Stephen Grant’s memoir opens with a vivid sense of place and culture that immediately situates the narrative within the Blue Ridge Mountains of Appalachia, the region where he grew up and to which he returned during the pandemic. The setting is geographically significant and culturally rich, reflecting both natural beauty and the weight of personal history. This establishes the theme of Confronting the Past and Coming Home Again


However, the narrative is also set in 2020, at the height of the COVID-19 pandemic, which renders strange what was once familiar. Grant describes the countryside and the nation itself as “alien and distant” during his deliveries, calling it “all bandit country” (2). This hyperbolic depiction of the pandemic-stricken landscape establishes both the literal and symbolic challenges he faces, situating his role as a mail carrier in a time of national crisis. The memoir’s conflict will take the form of both man versus world and man versus self: Grant struggles with the changes in his hometown, but these changes mirror his sense of personal alienation. At multiple points, he expresses spiritual disorientation, admitting he is “lost in the sense that [he] [doesn’t] know what [he’s] doing, lost in confronting the reality of being back in [his] hometown at fifty years of age, delivering the mail” (2). Isolated and navigating a career change, he experiences social and existential challenges. The liminal space he occupies during this period, which he dubs “Fuck City,” amplifies the tension between personal limitations, family responsibilities, and national crises.


Yet those very tensions and challenges are ultimately what would reconnect Grant to himself, his work, and his country. Grant’s writing uses a variety of rhetorical strategies, particularly hyperbole, to convey his personal transformation and the stakes of his work. He frequently elevates the seemingly mundane tasks of mail delivery into a profound act of service, emphasizing that he was “the goddamned mailman” (7); the cursing punctuates the job title, suggesting its importance and uniqueness. Indeed, Grant positions himself as a figure of importance, writing of his transformation into “a flag-wearing, sworn federal officer in a position of trust, the duly appointed agent of the United States government in a time of national crisis, the dedicated and beloved civil servant of the people” (7). The emphasis Grant lays on his duties suggests how the role expanded his perception of himself; as he puts it, his time delivering mail was “the deepest trip into the heart of the American experience that I have ever had the grace to take. It expanded my soul” (6). The combination of physical labor, civic responsibility, and reflective awareness allowed Grant to reconnect with the region, his family history, and the idea of coming home. This establishes a second important theme: The Transformative Power of Work.
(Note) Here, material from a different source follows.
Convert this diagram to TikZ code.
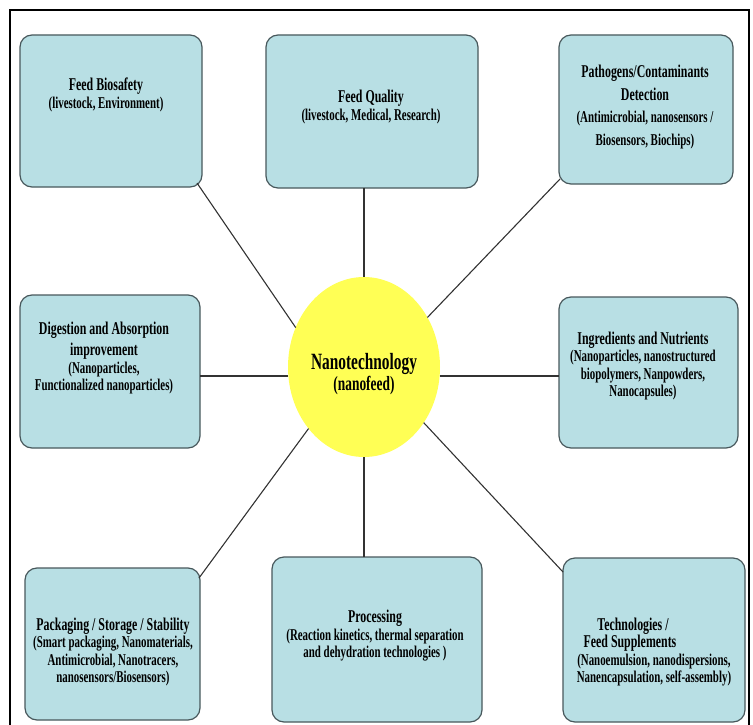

The people and objects Grant describes encountering reinforce the memoir’s major ideas. Individuals like Jackie, a friend at training who survived traumatic experiences, mirror Grant’s own trauma connected to his father and the Virginia Tech shooting, creating parallels that emphasize resilience and the Appalachian grit that Grant admires. The symbolism of his 2001 Ford Explorer, his closest companion on the route, reflects stability, loyalty, and continuity, while the sword he delivered embodies hope and restoration, representing how the right object can “make a broken world whole again” (4). Grant also engages with Appalachian stereotypes, celebrating the region’s endurance and work ethic while simultaneously acknowledging his father’s authority to critique local cultural norms. In doing so, he demonstrates his own efforts to reconcile his identity with his cultural roots.